> _Exercise_:
Extract each line of the material that follows exactly and omit its pictures.

> _Dataset excerpt_:
········

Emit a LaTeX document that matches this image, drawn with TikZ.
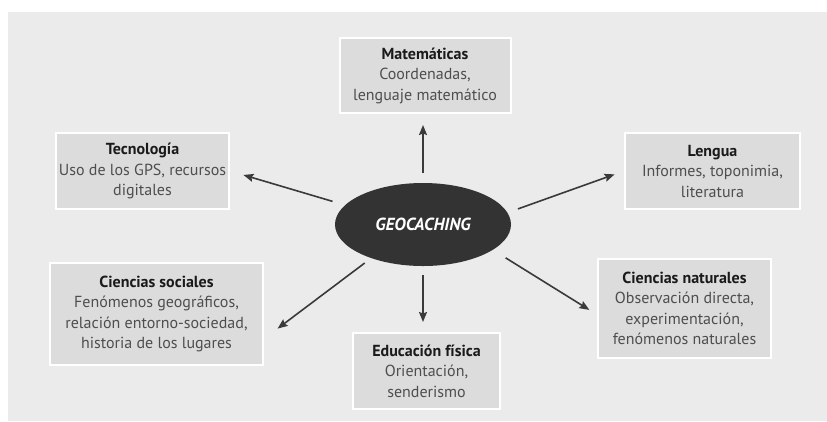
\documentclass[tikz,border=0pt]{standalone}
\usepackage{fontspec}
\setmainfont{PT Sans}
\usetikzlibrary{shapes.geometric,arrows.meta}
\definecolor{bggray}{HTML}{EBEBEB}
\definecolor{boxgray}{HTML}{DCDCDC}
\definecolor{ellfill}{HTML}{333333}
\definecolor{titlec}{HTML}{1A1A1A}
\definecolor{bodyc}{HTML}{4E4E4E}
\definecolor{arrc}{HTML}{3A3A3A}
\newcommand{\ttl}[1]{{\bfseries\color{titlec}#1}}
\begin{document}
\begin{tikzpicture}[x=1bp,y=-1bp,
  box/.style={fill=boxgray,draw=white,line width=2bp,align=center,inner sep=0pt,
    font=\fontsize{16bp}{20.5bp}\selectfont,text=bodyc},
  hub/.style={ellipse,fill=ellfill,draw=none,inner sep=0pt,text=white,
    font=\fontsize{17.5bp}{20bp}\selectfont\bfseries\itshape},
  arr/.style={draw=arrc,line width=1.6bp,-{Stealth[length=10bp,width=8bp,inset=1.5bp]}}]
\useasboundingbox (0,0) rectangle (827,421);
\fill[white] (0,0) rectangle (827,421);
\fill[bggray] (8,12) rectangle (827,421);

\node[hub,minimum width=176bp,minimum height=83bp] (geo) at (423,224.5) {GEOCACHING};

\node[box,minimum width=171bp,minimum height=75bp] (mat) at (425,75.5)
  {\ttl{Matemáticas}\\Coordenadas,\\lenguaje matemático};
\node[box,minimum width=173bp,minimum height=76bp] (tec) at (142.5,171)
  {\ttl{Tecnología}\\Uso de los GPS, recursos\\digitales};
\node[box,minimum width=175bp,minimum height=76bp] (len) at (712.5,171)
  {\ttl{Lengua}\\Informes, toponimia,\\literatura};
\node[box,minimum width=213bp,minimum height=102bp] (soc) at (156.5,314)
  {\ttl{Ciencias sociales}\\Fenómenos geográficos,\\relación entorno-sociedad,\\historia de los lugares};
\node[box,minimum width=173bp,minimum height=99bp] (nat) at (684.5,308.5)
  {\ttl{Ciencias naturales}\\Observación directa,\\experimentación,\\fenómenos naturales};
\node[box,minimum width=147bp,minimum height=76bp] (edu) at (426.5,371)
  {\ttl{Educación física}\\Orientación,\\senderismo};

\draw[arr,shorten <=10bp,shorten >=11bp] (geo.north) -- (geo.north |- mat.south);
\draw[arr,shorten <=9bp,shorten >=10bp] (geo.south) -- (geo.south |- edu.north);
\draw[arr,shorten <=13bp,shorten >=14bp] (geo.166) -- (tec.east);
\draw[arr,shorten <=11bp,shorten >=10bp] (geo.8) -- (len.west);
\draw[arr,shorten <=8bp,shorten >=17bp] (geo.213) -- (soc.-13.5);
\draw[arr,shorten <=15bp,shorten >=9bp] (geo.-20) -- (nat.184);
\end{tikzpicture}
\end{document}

········

> _Completed task_:
Emit a LaTeX document that matches this image, drawn with TikZ.
\documentclass[tikz,border=0pt]{standalone}
\usepackage{fontspec}
\setmainfont{PT Sans}
\usetikzlibrary{shapes.geometric,arrows.meta}
\definecolor{bggray}{HTML}{EBEBEB}
\definecolor{boxgray}{HTML}{DCDCDC}
\definecolor{ellfill}{HTML}{333333}
\definecolor{titlec}{HTML}{1A1A1A}
\definecolor{bodyc}{HTML}{4E4E4E}
\definecolor{arrc}{HTML}{3A3A3A}
\newcommand{\ttl}[1]{{\bfseries\color{titlec}#1}}
\begin{document}
\begin{tikzpicture}[x=1bp,y=-1bp,
  box/.style={fill=boxgray,draw=white,line width=2bp,align=center,inner sep=0pt,
    font=\fontsize{16bp}{20.5bp}\selectfont,text=bodyc},
  hub/.style={ellipse,fill=ellfill,draw=none,inner sep=0pt,text=white,
    font=\fontsize{17.5bp}{20bp}\selectfont\bfseries\itshape},
  arr/.style={draw=arrc,line width=1.6bp,-{Stealth[length=10bp,width=8bp,inset=1.5bp]}}]
\useasboundingbox (0,0) rectangle (827,421);
\fill[white] (0,0) rectangle (827,421);
\fill[bggray] (8,12) rectangle (827,421);

\node[hub,minimum width=176bp,minimum height=83bp] (geo) at (423,224.5) {GEOCACHING};

\node[box,minimum width=171bp,minimum height=75bp] (mat) at (425,75.5)
  {\ttl{Matemáticas}\\Coordenadas,\\lenguaje matemático};
\node[box,minimum width=173bp,minimum height=76bp] (tec) at (142.5,171)
  {\ttl{Tecnología}\\Uso de los GPS, recursos\\digitales};
\node[box,minimum width=175bp,minimum height=76bp] (len) at (712.5,171)
  {\ttl{Lengua}\\Informes, toponimia,\\literatura};
\node[box,minimum width=213bp,minimum height=102bp] (soc) at (156.5,314)
  {\ttl{Ciencias sociales}\\Fenómenos geográficos,\\relación entorno-sociedad,\\historia de los lugares};
\node[box,minimum width=173bp,minimum height=99bp] (nat) at (684.5,308.5)
  {\ttl{Ciencias naturales}\\Observación directa,\\experimentación,\\fenómenos naturales};
\node[box,minimum width=147bp,minimum height=76bp] (edu) at (426.5,371)
  {\ttl{Educación física}\\Orientación,\\senderismo};

\draw[arr,shorten <=10bp,shorten >=11bp] (geo.north) -- (geo.north |- mat.south);
\draw[arr,shorten <=9bp,shorten >=10bp] (geo.south) -- (geo.south |- edu.north);
\draw[arr,shorten <=13bp,shorten >=14bp] (geo.166) -- (tec.east);
\draw[arr,shorten <=11bp,shorten >=10bp] (geo.8) -- (len.west);
\draw[arr,shorten <=8bp,shorten >=17bp] (geo.213) -- (soc.-13.5);
\draw[arr,shorten <=15bp,shorten >=9bp] (geo.-20) -- (nat.184);
\end{tikzpicture}
\end{document}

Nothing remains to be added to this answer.